The user studies showed that attention was allocated according to both the content and the users activity. We have therefore implemented a system as a Firefox browser plug-in, which allows us to monitor the user’s location within a document and his or her activity, as well as tracking when updates occur, how they affect the page, and what their content is. All of this information is used to determine when and how to present each update. Evaluation of the system with 12 blind and visually impaired users found that it is an effective tool, and was preferred by a range of participants to how this type of content is currently handled by screen readers. These findings were confirmed by a second, externally run, evaluation with 10 visually disabled users.

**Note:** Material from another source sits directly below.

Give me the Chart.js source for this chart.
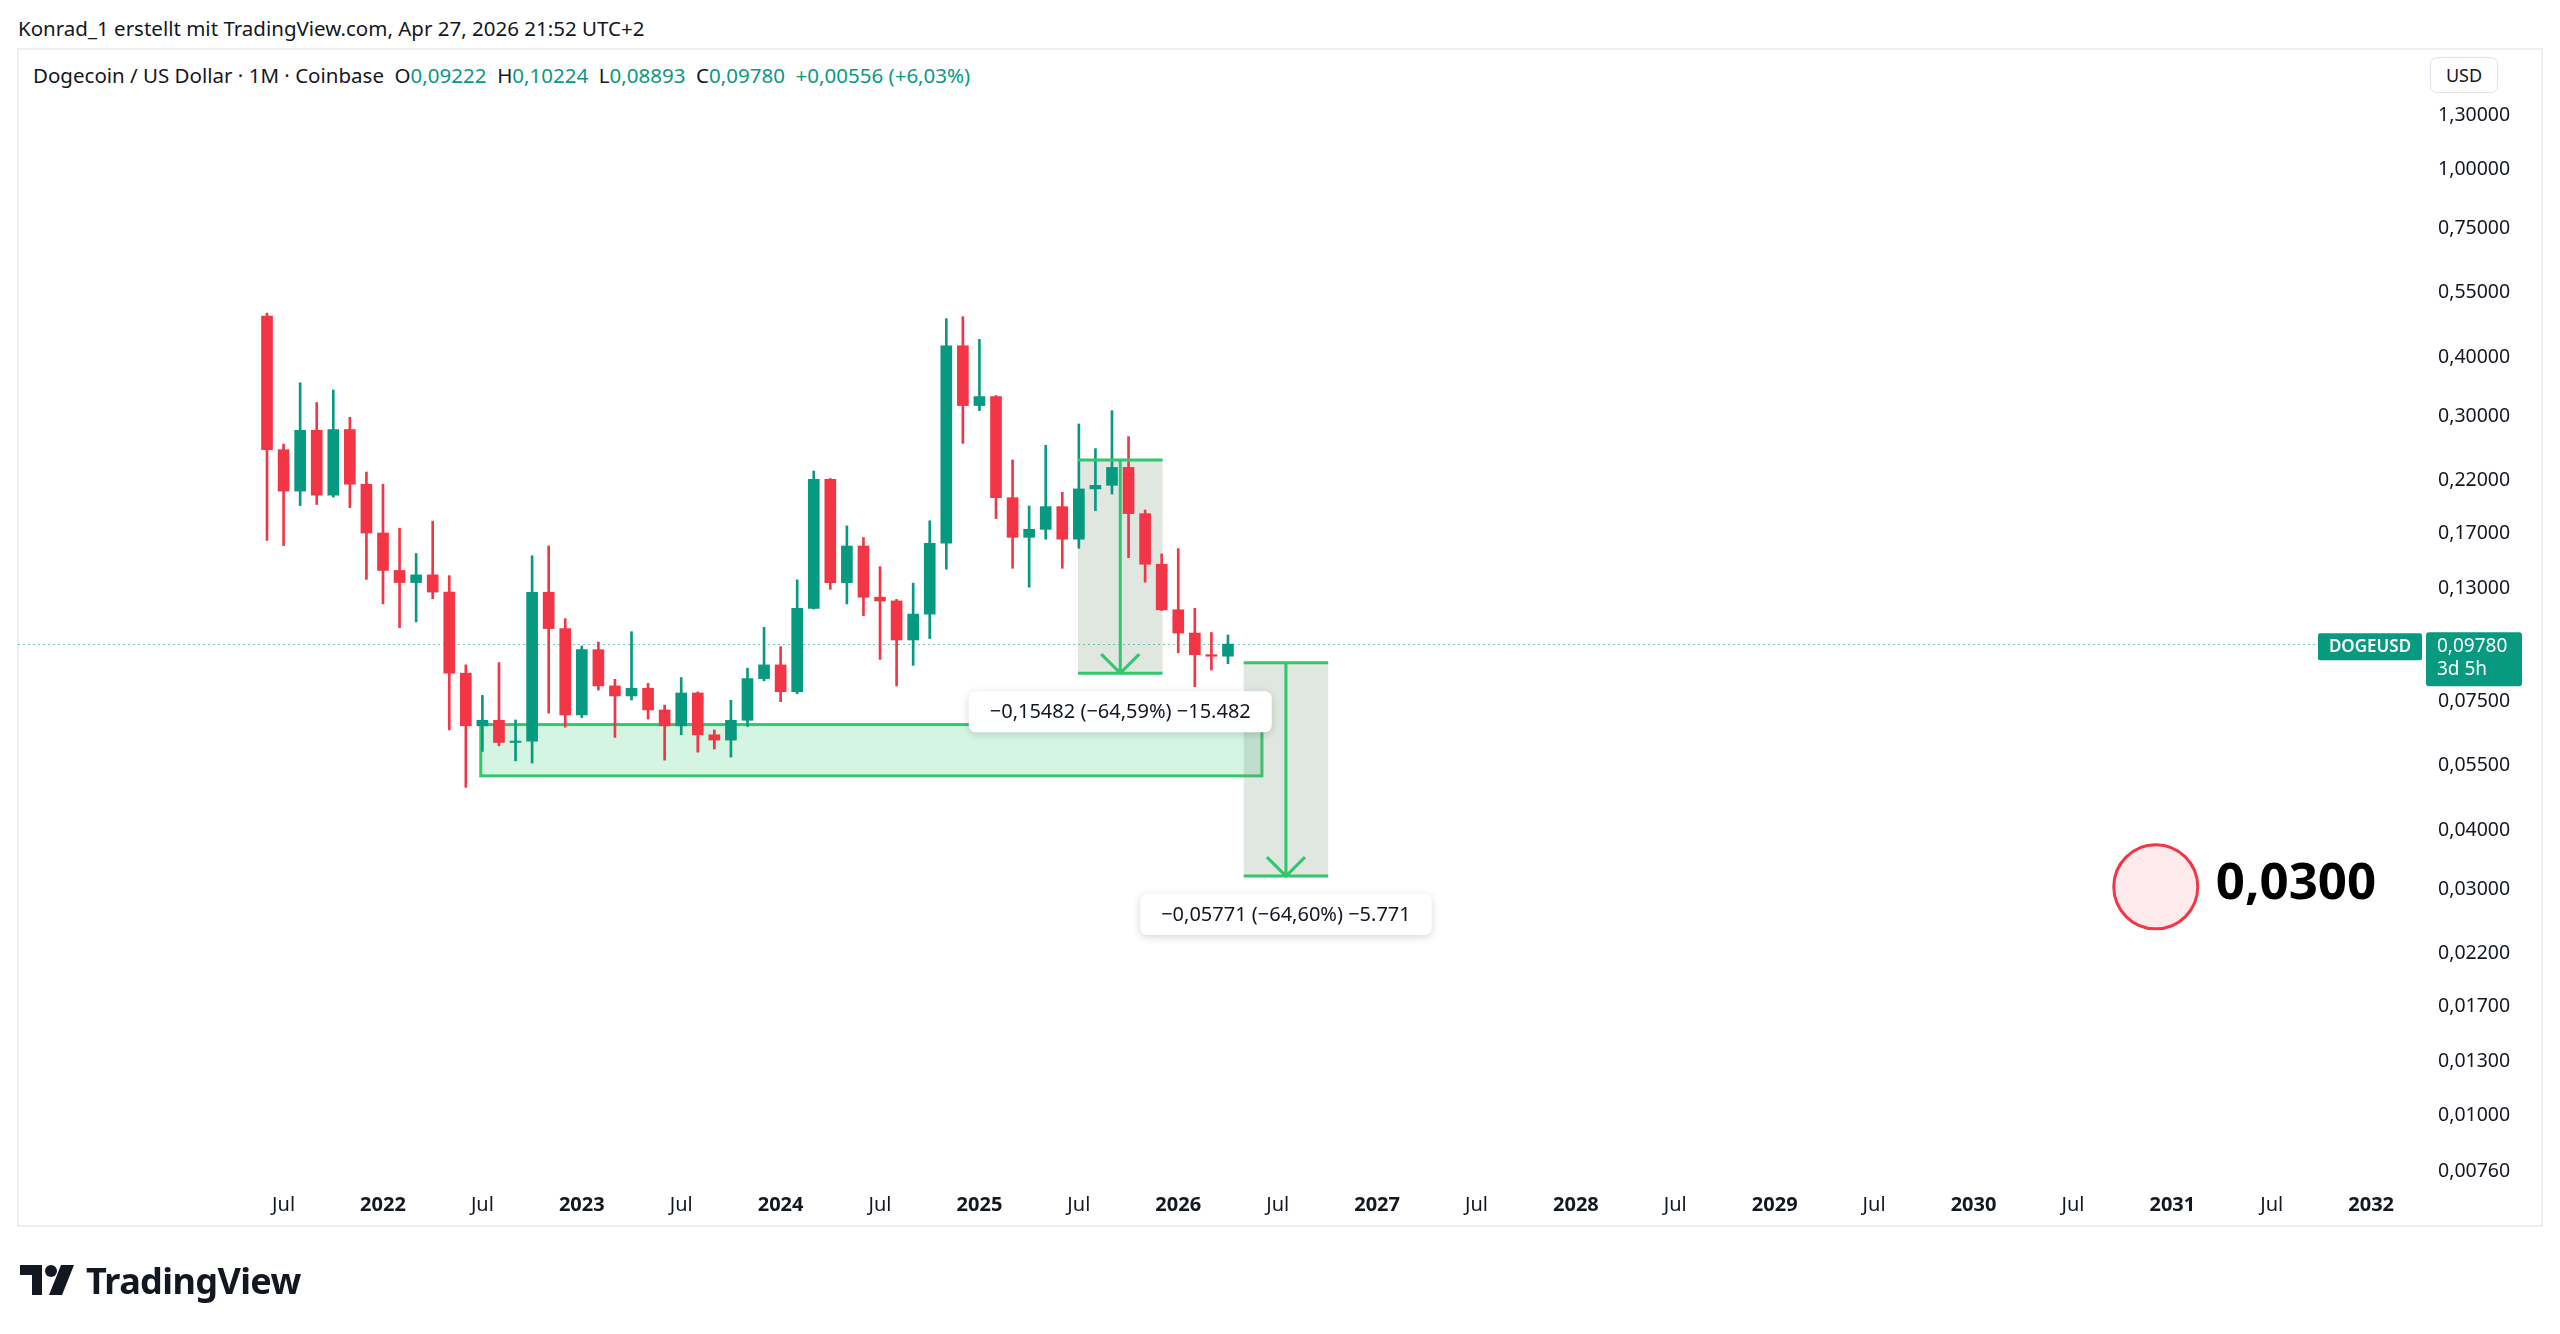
<!DOCTYPE html>
<html>
<head>
<meta charset="utf-8">
<title>Dogecoin / US Dollar</title>
<script src="https://cdn.jsdelivr.net/npm/chart.js@4.4.1/dist/chart.umd.min.js"></script>
<style>
  html, body { margin: 0; padding: 0; background: #ffffff; }
  body {
    width: 2560px; height: 1334px; position: relative; overflow: hidden;
    font-family: "Noto Sans", Roboto, sans-serif; color: #131722;
  }
  #chartCanvas { position: absolute; left: 0; top: 0; }
  .credit { position: absolute; left: 18px; top: 14px; font-size: 20.5px; line-height: 28px; }
  .symbol { position: absolute; left: 33px; top: 61px; font-size: 20.5px; line-height: 28px; white-space: pre; }
  .symbol .v { color: #089981; }
  .usd {
    position: absolute; left: 2430px; top: 57px; width: 66px; height: 34px;
    border: 1px solid #e0e3eb; border-radius: 7px; background: #fff;
    font-size: 18px; line-height: 34px; text-align: center;
  }
  .logo { position: absolute; left: 20px; top: 1258px; height: 44px; display: flex; align-items: center; }
  .logo svg { margin-right: 12px; }
  .logo span { font-weight: 700; font-size: 36px; letter-spacing: -0.6px; }
</style>
</head>
<body>
<div class="credit">Konrad_1 erstellt mit TradingView.com, Apr 27, 2026 21:52 UTC+2</div>
<div class="symbol">Dogecoin / US Dollar · 1M · Coinbase  O<span class="v">0,09222</span>  H<span class="v">0,10224</span>  L<span class="v">0,08893</span>  C<span class="v">0,09780</span>  <span class="v">+0,00556 (+6,03%)</span></div>
<div class="usd">USD</div>
<canvas id="chartCanvas" width="2560" height="1334"></canvas>
<div class="logo">
  <svg width="54" height="30" viewBox="0 0 54 30">
    <path d="M0 0 H22 V30 H12 V10 H0 Z" fill="#131722"/>
    <circle cx="31" cy="6" r="6" fill="#131722"/>
    <path d="M41 0 H54 L42 30 H29 Z" fill="#131722"/>
  </svg>
  <span>TradingView</span>
</div>
<script>
// monthly candles, Coinbase DOGEUSD
var months = [
  "2021-06", "2021-07", "2021-08", "2021-09", "2021-10", "2021-11", "2021-12",
  "2022-01", "2022-02", "2022-03", "2022-04", "2022-05", "2022-06", "2022-07", "2022-08", "2022-09", "2022-10", "2022-11", "2022-12",
  "2023-01", "2023-02", "2023-03", "2023-04", "2023-05", "2023-06", "2023-07", "2023-08", "2023-09", "2023-10", "2023-11", "2023-12",
  "2024-01", "2024-02", "2024-03", "2024-04", "2024-05", "2024-06", "2024-07", "2024-08", "2024-09", "2024-10", "2024-11", "2024-12",
  "2025-01", "2025-02", "2025-03", "2025-04", "2025-05", "2025-06", "2025-07", "2025-08", "2025-09", "2025-10", "2025-11", "2025-12",
  "2026-01", "2026-02", "2026-03", "2026-04"
];
var openPrices = [
  0.483, 0.252, 0.206, 0.277, 0.202, 0.278, 0.213,
  0.168, 0.140, 0.132, 0.137, 0.126, 0.0849, 0.0657, 0.0675, 0.0606, 0.0610, 0.1259, 0.1055,
  0.0693, 0.0952, 0.0798, 0.0760, 0.0789, 0.0710, 0.0657, 0.0771, 0.0629, 0.0613, 0.0675, 0.0827,
  0.0884, 0.0776, 0.1164, 0.2182, 0.1319, 0.1577, 0.1229, 0.1207, 0.0998, 0.1132, 0.1598, 0.4180,
  0.3124, 0.3264, 0.1995, 0.1645, 0.1710, 0.1910, 0.1630, 0.2082, 0.2119, 0.2312, 0.1846, 0.1443,
  0.1156, 0.1032, 0.0929, 0.09222
];
var highPrices = [
  0.490, 0.259, 0.349, 0.317, 0.337, 0.295, 0.226,
  0.213, 0.172, 0.152, 0.178, 0.1365, 0.0884, 0.0762, 0.0894, 0.0676, 0.1504, 0.1577, 0.1107,
  0.0969, 0.0988, 0.0824, 0.1039, 0.0808, 0.0727, 0.0831, 0.0775, 0.0644, 0.0744, 0.0870, 0.1061,
  0.0966, 0.1337, 0.2272, 0.2190, 0.1739, 0.1643, 0.1426, 0.1216, 0.1316, 0.1783, 0.4770, 0.4816,
  0.4312, 0.3280, 0.2397, 0.1916, 0.2575, 0.2048, 0.2856, 0.2533, 0.3048, 0.2686, 0.1879, 0.1517,
  0.1557, 0.1164, 0.1035, 0.10224
];
var lowPrices = [
  0.162, 0.158, 0.192, 0.193, 0.200, 0.190, 0.134,
  0.119, 0.106, 0.109, 0.122, 0.0644, 0.0487, 0.0580, 0.0596, 0.0554, 0.0548, 0.0699, 0.0653,
  0.0684, 0.0782, 0.0621, 0.0745, 0.0679, 0.0556, 0.0629, 0.0578, 0.0587, 0.0564, 0.0655, 0.0818,
  0.0739, 0.0768, 0.1160, 0.1277, 0.1189, 0.1123, 0.0908, 0.0798, 0.0882, 0.1005, 0.1408, 0.2600,
  0.3048, 0.1802, 0.1415, 0.1290, 0.1630, 0.1415, 0.1559, 0.1873, 0.2031, 0.1490, 0.1322, 0.1152,
  0.0938, 0.0795, 0.0862, 0.08893
];
var closePrices = [
  0.252, 0.206, 0.277, 0.202, 0.278, 0.213, 0.168,
  0.140, 0.132, 0.137, 0.126, 0.0849, 0.0657, 0.0675, 0.0606, 0.0610, 0.1259, 0.1055, 0.0693,
  0.0952, 0.0798, 0.0760, 0.0789, 0.0710, 0.0657, 0.0771, 0.0629, 0.0613, 0.0675, 0.0827, 0.0884,
  0.0776, 0.1164, 0.2182, 0.1319, 0.1577, 0.1229, 0.1207, 0.0998, 0.1132, 0.1598, 0.4180, 0.3124,
  0.3264, 0.1995, 0.1645, 0.1710, 0.1910, 0.1630, 0.2082, 0.2119, 0.2312, 0.1846, 0.1443, 0.1156,
  0.1032, 0.0929, 0.0922, 0.0978
];

// axis ticks
var priceTicks = [1.3, 1.0, 0.75, 0.55, 0.40, 0.30, 0.22, 0.17, 0.13, 0.075, 0.055, 0.04, 0.03, 0.022, 0.017, 0.013, 0.010, 0.0076];
var timeTickLabels = ["Jul", "2022", "Jul", "2023", "Jul", "2024", "Jul", "2025", "Jul", "2026", "Jul",
  "2027", "Jul", "2028", "Jul", "2029", "Jul", "2030", "Jul", "2031", "Jul", "2032"];
var timeTickMonths = [1, 7, 13, 19, 25, 31, 37, 43, 49, 55, 61,
  67, 73, 79, 85, 91, 97, 103, 109, 115, 121, 127];

// drawings (x in months since 2021-06, y in USD)
var zoneMonths = [12.9, 60.05];
var zonePrices = [0.0661, 0.0515];
var drop1Months = [48.95, 54.05];
var drop1Prices = [0.2397, 0.0849];
var drop1Text = "\u22120,15482 (\u221264,59%) \u221215.482";
var drop2Months = [58.95, 64.05];
var drop2Prices = [0.08933, 0.03162];
var drop2Text = "\u22120,05771 (\u221264,60%) \u22125.771";
var targetMonth = 114;
var targetPrice = 0.03;
var targetText = "0,0300";
var lastPrice = 0.0978;

var upColor = "#089981";
var downColor = "#F23645";
var drawGreen = "#31c76c";
var fontFamily = '"Noto Sans", Roboto, sans-serif';

var bodyData = [];
var wickData = [];
var candleColors = [];
for (var i = 0; i < months.length; i++) {
  bodyData.push({ x: i, y: [openPrices[i], closePrices[i]] });
  wickData.push({ x: i, y: [lowPrices[i], highPrices[i]] });
  candleColors.push(closePrices[i] >= openPrices[i] ? upColor : downColor);
}

function formatPrice(v, digits) {
  return v.toFixed(digits).replace(".", ",");
}

function measureBox(ctx, xs, ys, text, xScale, yScale, fillOnly) {
  var left = xScale.getPixelForValue(xs[0]);
  var right = xScale.getPixelForValue(xs[1]);
  var top = yScale.getPixelForValue(ys[0]);
  var bottom = yScale.getPixelForValue(ys[1]);
  var cx = (left + right) / 2;
  if (fillOnly) {
    ctx.fillStyle = "rgba(131,155,131,0.25)";
    ctx.fillRect(left, top, right - left, bottom - top);
    return;
  }
  ctx.strokeStyle = drawGreen;
  ctx.lineWidth = 3;
  ctx.beginPath();
  ctx.moveTo(left, top); ctx.lineTo(right, top);
  ctx.moveTo(left, bottom); ctx.lineTo(right, bottom);
  ctx.moveTo(cx, top); ctx.lineTo(cx, bottom);
  ctx.moveTo(cx - 19, bottom - 19); ctx.lineTo(cx, bottom); ctx.lineTo(cx + 19, bottom - 19);
  ctx.stroke();

  // value label under the box
  ctx.font = "20px " + fontFamily;
  var w = ctx.measureText(text).width + 42;
  var h = 41;
  var bx = cx - w / 2;
  var by = bottom + 18;
  ctx.save();
  ctx.shadowColor = "rgba(0,0,0,0.16)";
  ctx.shadowBlur = 8;
  ctx.shadowOffsetY = 2;
  ctx.fillStyle = "#ffffff";
  ctx.beginPath();
  ctx.roundRect(bx, by, w, h, 7);
  ctx.fill();
  ctx.restore();
  ctx.fillStyle = "#131722";
  ctx.textAlign = "center";
  ctx.textBaseline = "middle";
  ctx.fillText(text, cx, by + h / 2 + 1);
}

var drawingsPlugin = {
  id: "drawings",
  beforeDraw: function (chart) {
    var ctx = chart.ctx;
    ctx.save();
    ctx.strokeStyle = "#eeeeee";
    ctx.lineWidth = 2;
    ctx.strokeRect(18, 49, 2524, 1177);
    ctx.restore();
  },
  beforeDatasetsDraw: function (chart) {
    var ctx = chart.ctx;
    var xs = chart.scales.x;
    var ys = chart.scales.y;
    var area = chart.chartArea;
    ctx.save();
    // support zone
    var zl = xs.getPixelForValue(zoneMonths[0]);
    var zr = xs.getPixelForValue(zoneMonths[1]);
    var zt = ys.getPixelForValue(zonePrices[0]);
    var zb = ys.getPixelForValue(zonePrices[1]);
    ctx.fillStyle = "rgba(46,204,113,0.2)";
    ctx.fillRect(zl, zt, zr - zl, zb - zt);
    ctx.strokeStyle = drawGreen;
    ctx.lineWidth = 3;
    ctx.strokeRect(zl, zt, zr - zl, zb - zt);

    measureBox(ctx, drop1Months, drop1Prices, drop1Text, xs, ys, true);
    measureBox(ctx, drop2Months, drop2Prices, drop2Text, xs, ys, true);

    // last price line
    var py = Math.round(ys.getPixelForValue(lastPrice)) + 0.5;
    ctx.strokeStyle = "rgba(8,153,129,0.55)";
    ctx.lineWidth = 1;
    ctx.setLineDash([2, 3]);
    ctx.beginPath();
    ctx.moveTo(area.left, py);
    ctx.lineTo(area.right, py);
    ctx.stroke();
    ctx.restore();
  },
  afterDatasetsDraw: function (chart) {
    var ctx = chart.ctx;
    var xs = chart.scales.x;
    var ys = chart.scales.y;
    var area = chart.chartArea;
    ctx.save();
    measureBox(ctx, drop1Months, drop1Prices, drop1Text, xs, ys, false);
    measureBox(ctx, drop2Months, drop2Prices, drop2Text, xs, ys, false);

    // target circle
    var tx = xs.getPixelForValue(targetMonth);
    var ty = ys.getPixelForValue(targetPrice);
    ctx.beginPath();
    ctx.arc(tx, ty, 42, 0, Math.PI * 2);
    ctx.fillStyle = "#fdeaec";
    ctx.fill();
    ctx.strokeStyle = "#f23645";
    ctx.lineWidth = 3;
    ctx.stroke();
    ctx.fillStyle = "#000000";
    ctx.font = "bold 51px " + fontFamily;
    ctx.textAlign = "left";
    ctx.textBaseline = "middle";
    ctx.fillText(targetText, tx + 60, ty - 2);

    // price scale labels
    var py = ys.getPixelForValue(lastPrice);
    ctx.fillStyle = upColor;
    ctx.beginPath();
    ctx.roundRect(area.right - 105, py - 11, 104, 27, 2);
    ctx.fill();
    ctx.beginPath();
    ctx.roundRect(area.right + 3, py - 12, 96, 54, 3);
    ctx.fill();
    ctx.fillStyle = "#ffffff";
    ctx.font = "600 17px " + fontFamily;
    ctx.textAlign = "center";
    ctx.fillText("DOGEUSD", area.right - 53, py + 3);
    ctx.font = "19px " + fontFamily;
    ctx.textAlign = "left";
    ctx.fillText(formatPrice(lastPrice, 5), area.right + 14, py + 2);
    ctx.fillText("3d 5h", area.right + 14, py + 25);
    ctx.restore();
  }
};

var ctx = document.getElementById("chartCanvas").getContext("2d");
var candleChart = new Chart(ctx, {
  type: "bar",
  data: {
    datasets: [
      {
        label: "Wicks",
        data: wickData,
        backgroundColor: candleColors,
        barThickness: 2,
        grouped: false,
        order: 2,
      },
      {
        label: "Bodies",
        data: bodyData,
        backgroundColor: candleColors,
        barThickness: 11,
        grouped: false,
        order: 1,
      },
    ],
  },
  options: {
    responsive: false,
    animation: false,
    devicePixelRatio: 1,
    layout: { padding: { left: 18, top: 49, right: 18, bottom: 108 } },
    plugins: {
      legend: { display: false },
      tooltip: { enabled: false },
    },
    scales: {
      x: {
        type: "linear",
        min: -15.03,
        max: 130.13,
        offset: false,
        grid: { display: false },
        border: { display: false },
        afterBuildTicks: function (scale) {
          scale.ticks = timeTickMonths.map(function (m) { return { value: m }; });
        },
        afterFit: function (scale) {
          scale.height = 44;
        },
        ticks: {
          autoSkip: false,
          maxRotation: 0,
          padding: 3,
          color: "#131722",
          font: function (c) {
            var label = c.tick ? c.tick.label : "";
            return { family: fontFamily, size: 20, weight: label === "Jul" ? "normal" : "bold" };
          },
          callback: function (value) {
            return timeTickLabels[timeTickMonths.indexOf(value)];
          },
        },
      },
      y: {
        type: "logarithmic",
        position: "right",
        min: 0.007131,
        max: 1.7725,
        grid: { display: false, drawTicks: false },
        border: { display: false },
        afterBuildTicks: function (scale) {
          scale.ticks = priceTicks.map(function (v) { return { value: v }; });
        },
        afterFit: function (scale) {
          scale.width = 119;
        },
        ticks: {
          padding: 15,
          labelOffset: 3,
          color: "#131722",
          font: { family: fontFamily, size: 19.5 },
          callback: function (value) {
            return formatPrice(value, 5);
          },
        },
      },
    },
  },
  plugins: [drawingsPlugin],
});
</script>
</body>
</html>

The research work undertaken by the Web Ergonomics Laboratory (formally the Human Centred Web Laboratory), here in the School of Computer Science at Manchester, has transformed our understanding of the interaction requirements of visually disabled users. It was originally thought that sighted users would attend to different visual updates in parallel, however, this is not the case. Sighted users prefer to focus on one user initiated task and complete it before moving to the next. This knowledge enables a better translation form visual to auditory input and removes the threat of the expected auditory cacophony from occurring at anywhere near the levels expected. We have tested our theories buy capturing them as a software tool and presenting auditory content from this tool to blind users. Evaluations have demonstrated that this is an effective tool, and was preferred by a range of participants to how this type of content is currently handled by screen readers.

This knowledge, coupled with an understanding of the particular needs and problems of visually disabled users, have resulted in the creation of a set of principles which suggest how audio interaction with Web pages might take advantage of updates, presenting them in a way which help users achieve their tasks, rather than confuse them. This work has now received a follow on funding grant from Google who wish to see this work brought to a practical resolution in their ‘Chrome’ Web Browser. By using UoM technology in partnership with Google technology we hope to to bring real practical benefits to visually disabled Web surfers while contributing back to the research community which initially sponsored this fundamental work.